There are five of us here at the Vue theater in Westfield Stratford City, East London. As if by unspoken agreement, we claim opposite corners of the auditorium in solitude, determined to avoid eye contact. No one dares to sit center. The reason? We’re all here to watch Melania, Amazon’s controversial $40 million documentary about the first lady at noon on a Friday.
What has been marketed as an insider look at the most mysterious and opaque woman in global politics is, for all intents and purposes, a part-propaganda film about the Trump administration, and an attempt to position Melania as a fashion guru with a unique knowledge of hemlines and color schemes.
“I love black-and-white,” she says in robotic voiceover at one point. “I will move forward with purpose, of course, with style.”
Truly, Melania’s opening scenes are not dissimilar from watching Miranda Priestly’s entrance in Devil’s Wear’s Prada. Soundtracked to The Rolling Stones’ “Gimme Shelter,” we see Melania’s red-bottomed stiletto Louboutins first. She struts from various chauffeured vehicles, helicopters and planes in a five-minute montage, gliding up and down in elevators in large black sunglasses, smizing into the distance.
The plot, of sorts, follows the 20 days leading up to her husband Donald Trump’s inauguration as U.S. president for the second time.

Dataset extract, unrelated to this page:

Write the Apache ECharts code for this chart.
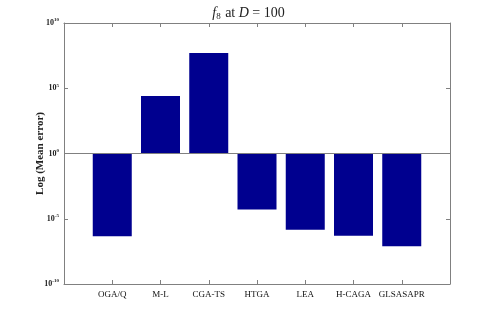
<!DOCTYPE html>
<html>
<head>
<meta charset="utf-8">
<script src="https://cdn.jsdelivr.net/npm/echarts@6/dist/echarts.min.js"></script>
<style>
  html, body { margin: 0; padding: 0; background: #fff; }
  #chart { width: 497px; height: 320px; }
</style>
</head>
<body>
<div id="chart"></div>
<script>
// algorithms on the x axis
let algorithms = ['OGA/Q', 'M-L', 'CGA-TS', 'HTGA', 'LEA', 'H-CAGA', 'GLSASAPR']
// log10 of mean error
let logMeanError = [-6.35, 4.4, 7.7, -4.3, -5.85, -6.3, -7.1]

let barColor = '#00008f'
let frameColor = '#808080'
let serif = 'Liberation Serif, DejaVu Serif, serif'

let chart = echarts.init(document.getElementById('chart'))

let barData = logMeanError.map((v, i) => [i + 1, v])

// shared look of the box axes (matlab style, ticks pointing in)
let boxLine = { onZero: false, lineStyle: { color: frameColor, width: 1 } }
let boxTick = { inside: true, length: 4, lineStyle: { color: frameColor } }

let option = {
  animation: false,
  title: {
    text: '{f|f}{sub|8}{n| at }{f|D}{n| = 100}',
    left: 'center',
    top: 1,
    textStyle: {
      fontWeight: 'normal',
      rich: {
        f: { fontFamily: serif, fontStyle: 'italic', fontWeight: 'normal', fontSize: 14, color: '#222' },
        sub: { fontFamily: serif, fontWeight: 'normal', fontSize: 9, color: '#222', verticalAlign: 'bottom', padding: [6, 1, 0, 0] },
        n: { fontFamily: serif, fontWeight: 'normal', fontSize: 14, color: '#222' }
      }
    }
  },
  grid: {
    left: 64,
    right: 47,
    top: 23,
    bottom: 36
  },
  xAxis: [
    {
      type: 'value',
      min: 0,
      max: 8,
      interval: 1,
      axisLine: boxLine,
      axisTick: boxTick,
      splitLine: { show: false },
      axisLabel: {
        margin: 6,
        fontFamily: serif,
        fontSize: 9,
        color: '#111',
        formatter: function (v) {
          return algorithms[v - 1] || ''
        }
      }
    },
    {
      type: 'value',
      position: 'top',
      min: 0,
      max: 8,
      interval: 1,
      axisLine: boxLine,
      axisTick: boxTick,
      splitLine: { show: false },
      axisLabel: { show: false }
    }
  ],
  yAxis: [
    {
      type: 'value',
      min: -10,
      max: 10,
      interval: 5,
      name: 'Log (Mean error)',
      nameLocation: 'middle',
      nameGap: 18,
      nameMoveOverlap: false,
      nameTextStyle: {
        fontFamily: serif,
        fontWeight: 'bold',
        fontSize: 11,
        color: '#222'
      },
      axisLine: boxLine,
      axisTick: boxTick,
      splitLine: { show: false },
      axisLabel: {
        margin: 5,
        formatter: function (v) {
          return '{b|10}{s|' + v + '}'
        },
        rich: {
          b: { fontFamily: serif, fontWeight: 'bold', fontSize: 8, color: '#222' },
          s: { fontFamily: serif, fontWeight: 'bold', fontSize: 5, color: '#222', verticalAlign: 'top', padding: [0, 0, 6, 0] }
        }
      }
    },
    {
      type: 'value',
      position: 'right',
      min: -10,
      max: 10,
      interval: 5,
      axisLine: boxLine,
      axisTick: boxTick,
      splitLine: { show: false },
      axisLabel: { show: false }
    }
  ],
  series: [
    {
      type: 'bar',
      xAxisIndex: 0,
      yAxisIndex: 0,
      barWidth: 39,
      itemStyle: { color: barColor },
      data: barData,
      markLine: {
        silent: true,
        symbol: 'none',
        label: { show: false },
        lineStyle: { color: frameColor, type: 'solid', width: 1 },
        data: [{ yAxis: 0 }]
      }
    }
  ]
}

chart.setOption(option)
</script>
</body>
</html>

We watch as our protagonist attends high-stakes clothes fittings, meetings with interior designers and event planners, where she appears mostly concerned about the flatness of her hat (you know, that Michael Jackson-esque inauguration number).
This is Melania’s With Love, Meghan or Gwyneth Paltrow moment: because the rich apparently see value in plucking wildly misunderstood women from the mainstream spotlight and positioning them as the latest brand-maker.
As I mull over Melania releasing a clothing line off the back of this, I begin to realize that this fashion segment is only intended to dull our minds before we are thwacked in the real direction of this film: The new power-player Camelot.

B-roll of Trump’s inauguration events repeatedly shows the company he keeps: Amazon proprietor Jeff Bezos appears alongside other tech moguls including Elon Musk, Mark Zuckerberg and Tim Cook. Trump declares it’s time to “straighten out the nation.” Meanwhile, Melania is regularly hand-in-hand with her husband and gushes over his political achievements. In one of her more descriptive moments, she tells the camera of her spouse: “People have tried to murder him, slander him and incarcerate him — I am so very proud of him.”
There’s no hiding that Melania itself is a political bargaining chip. Amazon paid around $40 million for the rights — $28 million of that reportedly going directly to the first lady — and spent another $35 million promoting the film. And it had full backing from the Trump administration, of course: the president threw a private screening at the White House, and hosted the official premiere at the recently renamed Trump Kennedy Center.

According to reports, two-thirds of the crew did not want to have their names associated with the project. And that was before Minnesota. Then there’s further controversy surrounding the film’s director, Brett Ratner, who has not worked since 2014’s Hercules after being accused of sexual misconduct by multiple women in 2017 (Ratner has denied all allegations and has not been charged).
So, what did I learn from watching 104 minutes of Melania? It’s hard to say - mainly because she says so little. I can’t speak for my new friends at the theater, but erm, maybe that Melania’s favorite recording artist is Michael Jackson? Or that “Billie Jean” is her favorite song? No, really - she knows all the words!
Melania leaves every question you’ve ever asked about the first lady completely unanswered. In fact, I came away with a longer list of queries.
When the credits rolled, the remaining four movie-goers synchronize very staggered exits, leaving no chance for eye contact or interaction. What was there to talk about, anyway?